What you will do: Repeat the material verbatim. Images are excluded from the copy.

╭─ Stored data

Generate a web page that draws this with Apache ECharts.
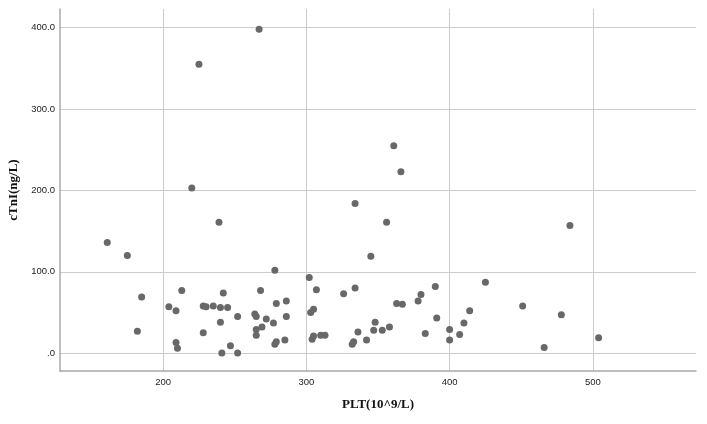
<!DOCTYPE html>
<html>
<head>
<meta charset="utf-8">
<script src="https://cdn.jsdelivr.net/npm/echarts@6/dist/echarts.min.js"></script>
<style>
  html, body { margin: 0; padding: 0; background: #fff; }
  #chart { width: 707px; height: 424px; }
</style>
</head>
<body>
<div id="chart"></div>
<script>
// PLT (x) and cTnI (y)
var plt = [267, 225, 220, 239, 161, 175, 185, 182, 204, 209, 213, 209, 210, 228, 228, 230,
  235, 240, 242, 240, 245, 241, 247, 252, 252, 268, 264, 265, 272, 265, 265, 269,
  277, 278, 279, 278, 279, 286, 286, 285, 302, 307, 303, 305, 304, 305, 310, 313,
  326, 334, 332, 333, 336, 334, 356, 345, 361, 366, 363, 367, 378, 380, 390, 391,
  383, 400, 400, 407, 410, 414, 425, 451, 478, 484, 466, 504, 342, 347, 348, 353, 358];
var ctni = [398, 355, 203, 161, 136, 120, 69, 27, 57, 52, 77, 13, 6, 25, 58, 57,
  58, 56, 74, 38, 56, 0, 9, 45, 0, 77, 48, 45, 42, 29, 22, 32,
  37, 102, 61, 11, 14, 64, 45, 16, 93, 78, 50, 54, 17, 21, 22, 22,
  73, 80, 11, 14, 26, 184, 161, 119, 255, 223, 61, 60, 64, 72, 82, 43,
  24, 29, 16, 23, 37, 52, 87, 58, 47, 157, 7, 19, 16, 28, 38, 28, 32];
var xTicks = [200, 300, 400, 500];
var yTicks = [0, 100, 200, 300, 400];

var points = [];
for (var i = 0; i < plt.length; i++) {
  points.push([plt[i], ctni[i]]);
}

var chart = echarts.init(document.getElementById('chart'));
chart.setOption({
  animation: false,
  grid: { left: 60, right: 11, top: 9, bottom: 53, containLabel: false, outerBoundsMode: 'none' },
  xAxis: {
    type: 'value',
    min: 128,
    max: 572,
    name: 'PLT(10^9/L)',
    nameLocation: 'middle',
    nameGap: 27,
    nameTextStyle: { fontFamily: 'Liberation Serif', fontWeight: 'bold', fontSize: 13, color: '#111' },
    axisLine: { show: true, onZero: false, lineStyle: { color: '#a8a8a8', width: 1.5 } },
    axisTick: { show: false, customValues: xTicks },
    axisLabel: { customValues: xTicks, fontFamily: 'Liberation Sans', fontSize: 9.5, color: '#222', margin: 6 },
    splitLine: { show: true, lineStyle: { color: '#cccccc', width: 1 } }
  },
  yAxis: {
    type: 'value',
    min: -22,
    max: 423,
    name: 'cTnI(ng/L)',
    nameLocation: 'middle',
    nameGap: 38,
    nameTextStyle: { fontFamily: 'Liberation Serif', fontWeight: 'bold', fontSize: 13, color: '#111' },
    axisLine: { show: true, onZero: false, lineStyle: { color: '#a8a8a8', width: 1.5 } },
    axisTick: { show: false, customValues: yTicks },
    axisLabel: {
      customValues: yTicks,
      fontFamily: 'Liberation Sans', fontSize: 9.5, color: '#222', margin: 5,
      formatter: function (v) { return v === 0 ? '.0' : v.toFixed(1); }
    },
    splitLine: { show: true, lineStyle: { color: '#cccccc', width: 1 } }
  },
  series: [{
    type: 'scatter',
    symbol: 'circle',
    symbolSize: 7,
    itemStyle: { color: '#686868', opacity: 1 },
    data: points
  }]
});
</script>
</body>
</html>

╰─

Output for this exercise:
Generate a web page that draws this with Apache ECharts.
<!DOCTYPE html>
<html>
<head>
<meta charset="utf-8">
<script src="https://cdn.jsdelivr.net/npm/echarts@6/dist/echarts.min.js"></script>
<style>
  html, body { margin: 0; padding: 0; background: #fff; }
  #chart { width: 707px; height: 424px; }
</style>
</head>
<body>
<div id="chart"></div>
<script>
// PLT (x) and cTnI (y)
var plt = [267, 225, 220, 239, 161, 175, 185, 182, 204, 209, 213, 209, 210, 228, 228, 230,
  235, 240, 242, 240, 245, 241, 247, 252, 252, 268, 264, 265, 272, 265, 265, 269,
  277, 278, 279, 278, 279, 286, 286, 285, 302, 307, 303, 305, 304, 305, 310, 313,
  326, 334, 332, 333, 336, 334, 356, 345, 361, 366, 363, 367, 378, 380, 390, 391,
  383, 400, 400, 407, 410, 414, 425, 451, 478, 484, 466, 504, 342, 347, 348, 353, 358];
var ctni = [398, 355, 203, 161, 136, 120, 69, 27, 57, 52, 77, 13, 6, 25, 58, 57,
  58, 56, 74, 38, 56, 0, 9, 45, 0, 77, 48, 45, 42, 29, 22, 32,
  37, 102, 61, 11, 14, 64, 45, 16, 93, 78, 50, 54, 17, 21, 22, 22,
  73, 80, 11, 14, 26, 184, 161, 119, 255, 223, 61, 60, 64, 72, 82, 43,
  24, 29, 16, 23, 37, 52, 87, 58, 47, 157, 7, 19, 16, 28, 38, 28, 32];
var xTicks = [200, 300, 400, 500];
var yTicks = [0, 100, 200, 300, 400];

var points = [];
for (var i = 0; i < plt.length; i++) {
  points.push([plt[i], ctni[i]]);
}

var chart = echarts.init(document.getElementById('chart'));
chart.setOption({
  animation: false,
  grid: { left: 60, right: 11, top: 9, bottom: 53, containLabel: false, outerBoundsMode: 'none' },
  xAxis: {
    type: 'value',
    min: 128,
    max: 572,
    name: 'PLT(10^9/L)',
    nameLocation: 'middle',
    nameGap: 27,
    nameTextStyle: { fontFamily: 'Liberation Serif', fontWeight: 'bold', fontSize: 13, color: '#111' },
    axisLine: { show: true, onZero: false, lineStyle: { color: '#a8a8a8', width: 1.5 } },
    axisTick: { show: false, customValues: xTicks },
    axisLabel: { customValues: xTicks, fontFamily: 'Liberation Sans', fontSize: 9.5, color: '#222', margin: 6 },
    splitLine: { show: true, lineStyle: { color: '#cccccc', width: 1 } }
  },
  yAxis: {
    type: 'value',
    min: -22,
    max: 423,
    name: 'cTnI(ng/L)',
    nameLocation: 'middle',
    nameGap: 38,
    nameTextStyle: { fontFamily: 'Liberation Serif', fontWeight: 'bold', fontSize: 13, color: '#111' },
    axisLine: { show: true, onZero: false, lineStyle: { color: '#a8a8a8', width: 1.5 } },
    axisTick: { show: false, customValues: yTicks },
    axisLabel: {
      customValues: yTicks,
      fontFamily: 'Liberation Sans', fontSize: 9.5, color: '#222', margin: 5,
      formatter: function (v) { return v === 0 ? '.0' : v.toFixed(1); }
    },
    splitLine: { show: true, lineStyle: { color: '#cccccc', width: 1 } }
  },
  series: [{
    type: 'scatter',
    symbol: 'circle',
    symbolSize: 7,
    itemStyle: { color: '#686868', opacity: 1 },
    data: points
  }]
});
</script>
</body>
</html>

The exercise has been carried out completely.